AN apartment building has been approved for a suburban street in Heathridge.
The development at 50 and 52 Littorina Avenue originally proposed 14 units and was unanimously refused by the Metro North-West Joint Development Assessment Panel in June because it was considered an “over development” of the site.
The applicant appealed the decision to the State Administrative Tribunal, which resulted in a revised proposal for 12 two-bedroom units.
Yesterday the panel was invited to reconsider its decision, with a recommendation to conditionally approve the revised plans.
CF Town Planning and Development director Carlo Famiano said other changes proposed were to remove parking bays from the verge, move a storeroom closer to unit one, additional trees and landscaping and to redesign the facade “to give it more character”.
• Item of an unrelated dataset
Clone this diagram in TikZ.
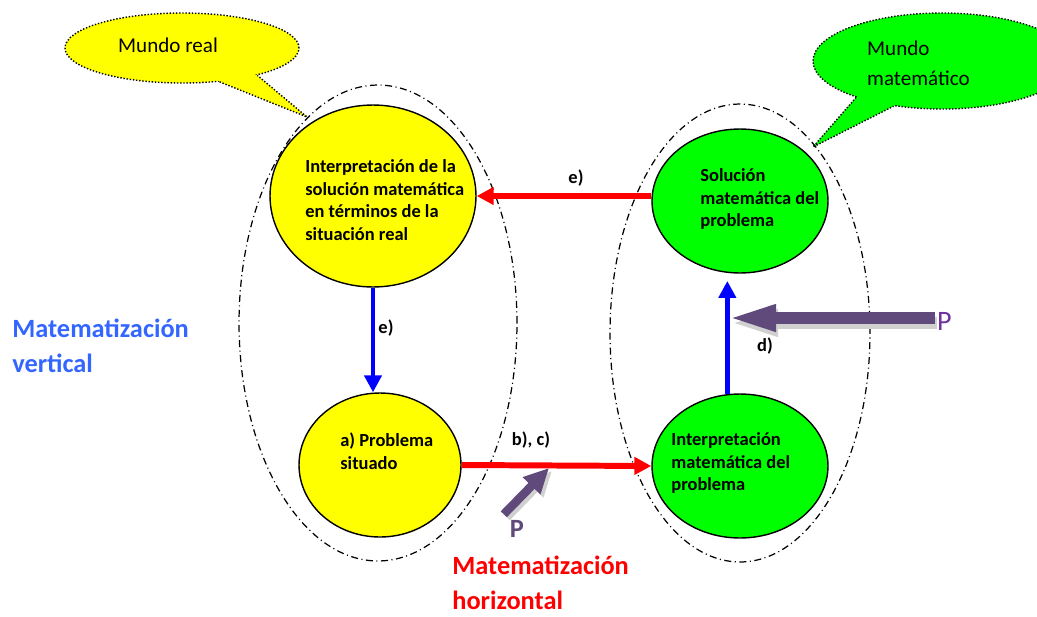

He said though they were still seeking some discretions, including increased building height in some parts, reduced upper floor setbacks, balcony areas and landscaping, removal of mature trees and a shortfall of bicycle parking bays, they were minor and mainly because of the “irregular shaped block”.
“The development meets the objectives and intent of what can be built in housing opportunity areas and it offers diversity of housing,” he said.
However, Edgewater resident Joanna Quan, who said she had been following the City’s infill journey, argued the development would still not fit in with the “existing or intended developments in the area”.
She said suburban streetscapes should be open and builtform should not be dominant.
She also raised concerns of the “building envelope” not really changing despite the reduction of units and visitor parking being reduced from eight bays to six.
Joondalup planning services manager Chris Leigh said the site suited a higher density development because it was opposite a natural area, 100m from a primary school, 200m from Ocean Reef Road and 250m from a shopping centre.
He said though the layout was similar, the revised plan included “fairly significant changes” that increased the design quality and liveability of the building and reduced its impact on the surrounding area.
He said the City encouraged one visitor parking bay per two units and with six bays proposed, this was being met.
Joondalup councillor Christine Hamilton-Prime moved to approve the revised plans.
She said while the changes “may not seem like a big deal”, she could see there would be “more room to move” and green foliage had been increased.
Panel specialist member Fred Zuideveld said the revised design was a “substantial improvement” on the original.
The revised plans were unanimously approved.